On the basis of its coaches and featured players, notably UConn’s Diana

Taurasi and Duke’s Alana Beard, this year’s Final Four should be a pleasure to watch.

But this fortuitous happenstance should not overshadow the ongoing trials facing the women’s game.

Though parity is creeping into women’s hoops, the Final Four still consists of three top seeds and the No. 2 seed, Texas. While the popularity of the sport continues to grow, there is still a struggle to fill the stands, even for many tournament games.

Prior to this year, the opening weekend’s games have traditionally taken place on the home courts of each region’s top four seeds. This year’s haphazard pairings gave many lower seeds home-court advantage.

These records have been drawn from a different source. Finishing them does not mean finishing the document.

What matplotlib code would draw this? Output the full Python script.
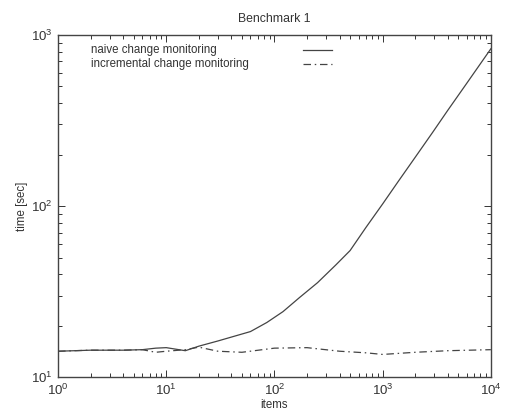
import matplotlib
matplotlib.use("Agg")
import matplotlib.pyplot as plt

plt.rcParams['font.family'] = ['Liberation Sans', 'DejaVu Sans']
plt.rcParams['mathtext.fontset'] = 'custom'
plt.rcParams['mathtext.rm'] = 'Liberation Sans'

# data
items_naive = [1, 2, 4, 6, 8, 10, 15, 20, 30, 60, 85, 120, 170, 250, 370, 500, 700,
               1000, 1400, 2000, 2900, 4000, 5900, 10000]
time_naive = [14.2, 14.4, 14.4, 14.5, 14.8, 14.9, 14.3, 15.2, 16.3, 18.5, 20.9, 24.2, 29.2,
              35.7, 45.4, 55.0, 75.0, 103, 140, 193, 270, 363, 515, 830]

items_inc = [1, 2, 4, 6, 8, 10, 15, 20, 30, 50, 100, 200, 400, 700, 1000, 2000, 4000, 10000]
time_inc = [14.2, 14.4, 14.4, 14.5, 14.0, 14.2, 14.5, 15.0, 14.2, 14.0, 14.8, 14.9, 14.2,
            13.9, 13.6, 14.0, 14.3, 14.5]

labels = ["naive change monitoring", "incremental change monitoring"]

line_color = '#444444'
txt_color = '#333333'
fs = 8.3

fig = plt.figure(figsize=(5.05, 4.11), dpi=100)
ax = fig.add_axes([0.115, 0.082, 0.857, 0.833])

ax.plot(items_naive, time_naive, color=line_color, lw=0.9)
ax.plot(items_inc, time_inc, color=line_color, lw=0.9, dashes=(6, 3, 1.2, 3))

ax.set_xscale('log')
ax.set_yscale('log')
ax.set_xlim(1, 1e4)
ax.set_ylim(10, 1000)

ax.tick_params(which='both', direction='in', top=True, right=True,
               labelsize=9.5, colors=txt_color, width=0.7)
ax.tick_params(which='major', length=5, pad=4)
ax.tick_params(which='minor', length=3)
for s in ax.spines.values():
    s.set_color(line_color)
    s.set_linewidth(1.0)

ax.set_title("Benchmark 1", fontsize=8.8, color=txt_color, pad=9)
ax.set_xlabel("items", fontsize=fs, color=txt_color, labelpad=1)
ax.set_ylabel("time [sec]", fontsize=fs, color=txt_color, labelpad=2)

# gnuplot-style key: text left aligned, sample line on the right
key_y = [0.955, 0.915]
styles = [dict(), dict(dashes=(6, 3, 1.2, 3))]
for lab, yy, st in zip(labels, key_y, styles):
    ax.text(0.075, yy, lab, transform=ax.transAxes, fontsize=fs,
            color=txt_color, va='center', ha='left')
    ax.plot([0.565, 0.632], [yy, yy], transform=ax.transAxes,
            color=line_color, lw=0.9, **st)

fig.savefig("out.png", dpi=100)
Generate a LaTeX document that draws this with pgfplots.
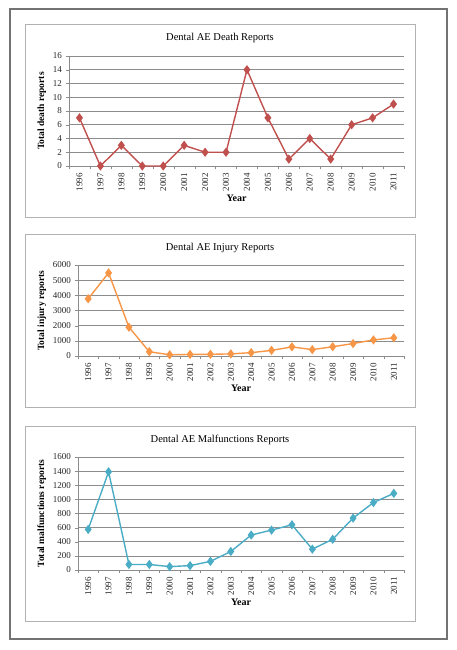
\documentclass[border=0pt]{standalone}
\usepackage{fontspec}
\setmainfont{Liberation Serif}
\usepackage{pgfplots}
\pgfplotsset{compat=1.18}
\definecolor{cRed}{HTML}{C0504D}
\definecolor{cOrange}{HTML}{F79646}
\definecolor{cTeal}{HTML}{4BACC6}
\definecolor{gridc}{HTML}{8C8C8C}
\pgfplotsset{
  panel/.style={
    scale only axis,
    anchor=south west,
    xmin=-0.5, xmax=15.5,
    axis x line*=bottom, axis y line*=left,
    axis line style={-, draw=gridc},
    xtick={0,...,15},
    xticklabels={1996,1997,1998,1999,2000,2001,2002,2003,2004,2005,2006,2007,2008,2009,2010,2011},
    minor xtick={-0.5,0.5,...,15.5},
    major x tick style={draw=none},
    minor x tick style={draw=gridc},
    minor tick length=3.5pt,
    major tick length=3.5pt,
    tick align=outside,
    ytick style={draw=gridc},
    ymajorgrids,
    grid style={draw=gridc, line width=0.6pt},
    xticklabel style={rotate=90, anchor=east, font=\fontsize{9}{10}\selectfont, text=black!85},
    yticklabel style={font=\fontsize{9}{10}\selectfont, text=black!85},
    /pgf/number format/assume math mode=true,
    /pgf/number format/1000 sep={},
    ylabel style={font=\fontsize{9.5}{10}\selectfont\bfseries},
    xlabel style={font=\fontsize{10}{10}\selectfont\bfseries, yshift=3pt},
    xlabel={Year},
    clip=false,
  },
  ser/.style={color=#1, line width=1.4pt, mark=diamond*, mark size=3.5pt, mark options={fill=#1, draw=#1}},
}
\begin{document}
\begin{tikzpicture}
\path[use as bounding box] (0pt,0pt) rectangle (457pt,650pt);
% outer border
\draw[draw=black!55, line width=1.2pt] (10pt,11pt) rectangle (447pt,641pt);
% panel boxes
\draw[draw=black!30, line width=0.7pt] (25pt,433pt) rectangle (415pt,626pt);
\draw[draw=black!30, line width=0.7pt] (25pt,243pt) rectangle (415pt,416pt);
\draw[draw=black!30, line width=0.7pt] (25pt,29pt) rectangle (415pt,224pt);
% titles
\node[font=\fontsize{10.5}{12}\selectfont] at (220pt,612pt) {Dental AE Death Reports};
\node[font=\fontsize{10.5}{12}\selectfont] at (220pt,402pt) {Dental AE Injury Reports};
\node[font=\fontsize{10.5}{12}\selectfont] at (220pt,210pt) {Dental AE Malfunctions Reports};

\begin{axis}[panel, at={(69pt,484pt)}, width=335pt, height=110pt,
  ymin=0, ymax=16, ytick={0,2,...,16}, ylabel={Total death reports}]
\addplot[ser=cRed] coordinates {
(0,7) (1,0) (2,3) (3,0) (4,0) (5,3) (6,2) (7,2) (8,14) (9,7) (10,1) (11,4) (12,1) (13,6) (14,7) (15,9)};
\end{axis}

\begin{axis}[panel, at={(78pt,294pt)}, width=326pt, height=91pt,
  ymin=0, ymax=6000, ytick={0,1000,...,6000}, ylabel={Total injury reports}]
\addplot[ser=cOrange] coordinates {
(0,3770) (1,5480) (2,1900) (3,280) (4,80) (5,100) (6,110) (7,140) (8,220) (9,370) (10,600) (11,420) (12,610) (13,820) (14,1060) (15,1200)};
\end{axis}

\begin{axis}[panel, at={(78pt,80pt)}, width=326pt, height=113pt,
  ymin=0, ymax=1600, ytick={0,200,...,1600}, ylabel={Total malfunctions reports}]
\addplot[ser=cTeal] coordinates {
(0,575) (1,1390) (2,78) (3,78) (4,48) (5,62) (6,122) (7,262) (8,495) (9,565) (10,640) (11,295) (12,435) (13,735) (14,955) (15,1085)};
\end{axis}
\end{tikzpicture}
\end{document}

It turns out the old method may be the best for some time, until the sport’s popularity warrants neutral courts throughout the tournament.

In the past, third- and fourth-round games have been on neutral ground. Not so this year as the NCAA committee decided these things gave three teams the potential to stay home through the first four rounds.

Both New Mexico and Stanford — sixth and third seeds, respectively — failed to reach Atlanta, but Tennessee made it through the opening rounds to the Final Four.

Most would say Tennessee had a good shot at the Final Four regardless. But by comparison, would the men of Kentucky have lost to Marquette in Lexington?

Would Duke’s men have had better luck in Durham?

This is an important distinction between the current state of men’s basketball and women’s basketball. Only time will tell how long it will be until both will adopt the same polices regarding the Big Dance.

Regardless of the seeding process and home court advantage system, the usual suspects will once again grace Atlanta to decided which perennial women’s basketball program will cut down the nets.